The roots of the NYC LGBT Historic Sites Project go back to the early 1990s, according to Shockley. The group’s founders were involved in 1993 in a mapping project with the Organization of Lesbian and Gay Architects and Designers, or OLGAD. A networking group, it was one of the first efforts by gay people to connect professionally, Shockley said.
The map was the first L.G.B.T. site-based history project in America, and half of the sites were in the Village.
“We were the first people in the Unites States to connect the fact that the L.G.B.T. community had history,” Shockley said.
Shockley worked at L.P.C. for more than 35 years, where he started to incorporate L.G.B.T history into designation reports, many of them concerning Village locations.

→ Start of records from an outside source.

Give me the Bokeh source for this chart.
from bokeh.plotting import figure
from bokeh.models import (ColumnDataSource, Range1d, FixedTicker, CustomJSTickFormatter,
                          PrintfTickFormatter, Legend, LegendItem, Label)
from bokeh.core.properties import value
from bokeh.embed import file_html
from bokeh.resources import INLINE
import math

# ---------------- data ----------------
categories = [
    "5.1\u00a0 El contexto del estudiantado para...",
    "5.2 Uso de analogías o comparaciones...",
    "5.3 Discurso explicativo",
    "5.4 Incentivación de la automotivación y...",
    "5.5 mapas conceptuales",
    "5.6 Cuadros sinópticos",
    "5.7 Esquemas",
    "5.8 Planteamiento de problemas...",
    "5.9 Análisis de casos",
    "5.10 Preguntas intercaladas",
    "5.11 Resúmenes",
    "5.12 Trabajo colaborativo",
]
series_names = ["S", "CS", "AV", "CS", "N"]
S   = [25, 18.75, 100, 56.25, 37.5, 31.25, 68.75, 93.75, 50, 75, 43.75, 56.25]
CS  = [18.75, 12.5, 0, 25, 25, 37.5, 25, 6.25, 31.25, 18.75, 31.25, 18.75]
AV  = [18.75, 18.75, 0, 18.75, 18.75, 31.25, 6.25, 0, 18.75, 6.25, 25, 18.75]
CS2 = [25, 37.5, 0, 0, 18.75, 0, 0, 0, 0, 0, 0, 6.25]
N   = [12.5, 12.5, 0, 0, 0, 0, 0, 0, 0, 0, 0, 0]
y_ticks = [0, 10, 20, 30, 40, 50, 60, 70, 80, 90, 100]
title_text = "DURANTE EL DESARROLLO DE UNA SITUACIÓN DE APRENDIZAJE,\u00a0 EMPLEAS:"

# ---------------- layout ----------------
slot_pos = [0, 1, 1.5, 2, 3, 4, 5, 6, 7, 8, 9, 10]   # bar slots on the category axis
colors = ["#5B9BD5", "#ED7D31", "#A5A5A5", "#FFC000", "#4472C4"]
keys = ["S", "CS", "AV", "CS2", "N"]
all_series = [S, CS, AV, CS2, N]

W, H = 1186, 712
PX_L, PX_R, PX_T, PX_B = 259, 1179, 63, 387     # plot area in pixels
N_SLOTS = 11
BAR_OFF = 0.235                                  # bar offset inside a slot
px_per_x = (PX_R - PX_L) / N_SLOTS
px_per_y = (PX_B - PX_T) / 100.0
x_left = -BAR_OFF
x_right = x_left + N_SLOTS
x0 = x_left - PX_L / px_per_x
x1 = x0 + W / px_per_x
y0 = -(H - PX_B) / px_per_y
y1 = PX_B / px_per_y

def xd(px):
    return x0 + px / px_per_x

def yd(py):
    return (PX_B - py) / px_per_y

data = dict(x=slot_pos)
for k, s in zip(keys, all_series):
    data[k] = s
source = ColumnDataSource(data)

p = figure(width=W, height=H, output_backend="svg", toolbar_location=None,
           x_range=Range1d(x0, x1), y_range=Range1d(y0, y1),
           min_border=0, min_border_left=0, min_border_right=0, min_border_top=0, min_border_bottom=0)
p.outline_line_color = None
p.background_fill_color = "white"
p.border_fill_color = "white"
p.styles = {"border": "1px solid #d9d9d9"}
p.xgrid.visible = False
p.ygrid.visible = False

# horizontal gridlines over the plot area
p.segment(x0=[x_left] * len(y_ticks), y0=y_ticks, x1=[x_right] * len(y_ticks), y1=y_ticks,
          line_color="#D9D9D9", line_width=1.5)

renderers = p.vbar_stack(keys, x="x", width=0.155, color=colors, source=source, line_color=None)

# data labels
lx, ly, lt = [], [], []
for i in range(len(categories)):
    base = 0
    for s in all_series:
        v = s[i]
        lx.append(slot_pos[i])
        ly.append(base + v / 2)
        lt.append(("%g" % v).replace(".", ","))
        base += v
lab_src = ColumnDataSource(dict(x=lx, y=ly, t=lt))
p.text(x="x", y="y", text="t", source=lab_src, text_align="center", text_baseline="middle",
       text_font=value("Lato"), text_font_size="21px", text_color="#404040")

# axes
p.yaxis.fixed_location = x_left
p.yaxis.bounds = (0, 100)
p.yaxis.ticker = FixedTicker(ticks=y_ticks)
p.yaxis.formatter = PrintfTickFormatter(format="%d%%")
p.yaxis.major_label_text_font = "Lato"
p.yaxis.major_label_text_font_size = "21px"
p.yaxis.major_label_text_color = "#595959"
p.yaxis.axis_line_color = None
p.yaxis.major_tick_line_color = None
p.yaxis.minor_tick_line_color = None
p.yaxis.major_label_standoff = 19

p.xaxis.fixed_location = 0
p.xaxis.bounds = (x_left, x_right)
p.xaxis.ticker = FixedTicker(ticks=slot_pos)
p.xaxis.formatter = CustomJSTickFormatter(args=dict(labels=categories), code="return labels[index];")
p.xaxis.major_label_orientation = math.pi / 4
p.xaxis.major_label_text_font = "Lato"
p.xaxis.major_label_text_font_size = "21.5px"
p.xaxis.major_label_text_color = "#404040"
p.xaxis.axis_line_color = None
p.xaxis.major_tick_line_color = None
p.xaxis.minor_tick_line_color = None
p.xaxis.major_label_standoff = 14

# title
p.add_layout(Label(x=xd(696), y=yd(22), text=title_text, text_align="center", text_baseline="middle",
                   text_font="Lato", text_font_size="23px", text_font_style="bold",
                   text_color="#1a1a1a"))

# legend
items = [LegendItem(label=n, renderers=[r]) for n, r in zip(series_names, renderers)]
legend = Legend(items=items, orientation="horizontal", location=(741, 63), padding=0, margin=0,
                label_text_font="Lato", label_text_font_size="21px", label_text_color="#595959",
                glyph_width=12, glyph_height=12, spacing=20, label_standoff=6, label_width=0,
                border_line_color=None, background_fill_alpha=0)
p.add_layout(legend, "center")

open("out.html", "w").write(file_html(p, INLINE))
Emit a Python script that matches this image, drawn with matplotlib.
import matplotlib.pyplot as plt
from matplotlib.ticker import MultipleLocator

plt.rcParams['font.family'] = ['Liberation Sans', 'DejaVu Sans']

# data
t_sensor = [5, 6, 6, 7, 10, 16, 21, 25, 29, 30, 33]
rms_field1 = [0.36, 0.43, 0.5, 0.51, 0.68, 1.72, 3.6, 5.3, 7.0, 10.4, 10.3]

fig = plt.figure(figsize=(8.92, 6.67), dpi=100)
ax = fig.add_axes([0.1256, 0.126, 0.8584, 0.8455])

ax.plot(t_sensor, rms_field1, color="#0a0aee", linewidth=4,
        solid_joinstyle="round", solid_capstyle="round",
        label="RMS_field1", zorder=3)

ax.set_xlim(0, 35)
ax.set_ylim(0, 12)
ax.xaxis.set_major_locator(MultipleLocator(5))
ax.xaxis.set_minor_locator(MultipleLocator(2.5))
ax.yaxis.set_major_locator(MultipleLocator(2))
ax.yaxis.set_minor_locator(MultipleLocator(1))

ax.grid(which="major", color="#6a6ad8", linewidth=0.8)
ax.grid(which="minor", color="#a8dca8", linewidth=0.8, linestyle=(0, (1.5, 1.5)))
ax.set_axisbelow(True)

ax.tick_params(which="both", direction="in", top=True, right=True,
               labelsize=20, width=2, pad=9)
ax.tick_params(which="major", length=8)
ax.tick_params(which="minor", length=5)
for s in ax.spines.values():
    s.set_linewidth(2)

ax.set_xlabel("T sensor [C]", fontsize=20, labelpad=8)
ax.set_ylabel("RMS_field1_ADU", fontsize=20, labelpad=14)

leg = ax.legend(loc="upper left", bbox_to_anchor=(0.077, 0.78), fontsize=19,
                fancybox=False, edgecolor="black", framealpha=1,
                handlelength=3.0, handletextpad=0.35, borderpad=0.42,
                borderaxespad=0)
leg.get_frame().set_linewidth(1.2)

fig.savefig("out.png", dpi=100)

In 1994, there was a push to landmark the Stonewall Inn on the riots’ 25th anniversary. But the attempt didn’t succeed until five years later, when Shockley and Dolkart were lead authors in the Stonewall nomination.
The Stonewall Inn was declared a national monument in 2016.
“Everything from Stonewall came from people in our project,” Shockley said. “Obama didn’t wave a magic wand when it became a national monument. We did the groundwork.”
And the Project’s work continues, as it has been recognized with preservation awards. The organization was given the New York State Historic Preservation Award last November, and in 2019 the Excellence in Historic Preservation Award from the Preservation League of New York State.
Shockley acknowledged the magnitude of the Project trying to map so many sites related to the L.G.B.T. community, especially because there isn’t just a single topic on which to focus.
“Our community has impacted everything that has ever happened in this city,” he said.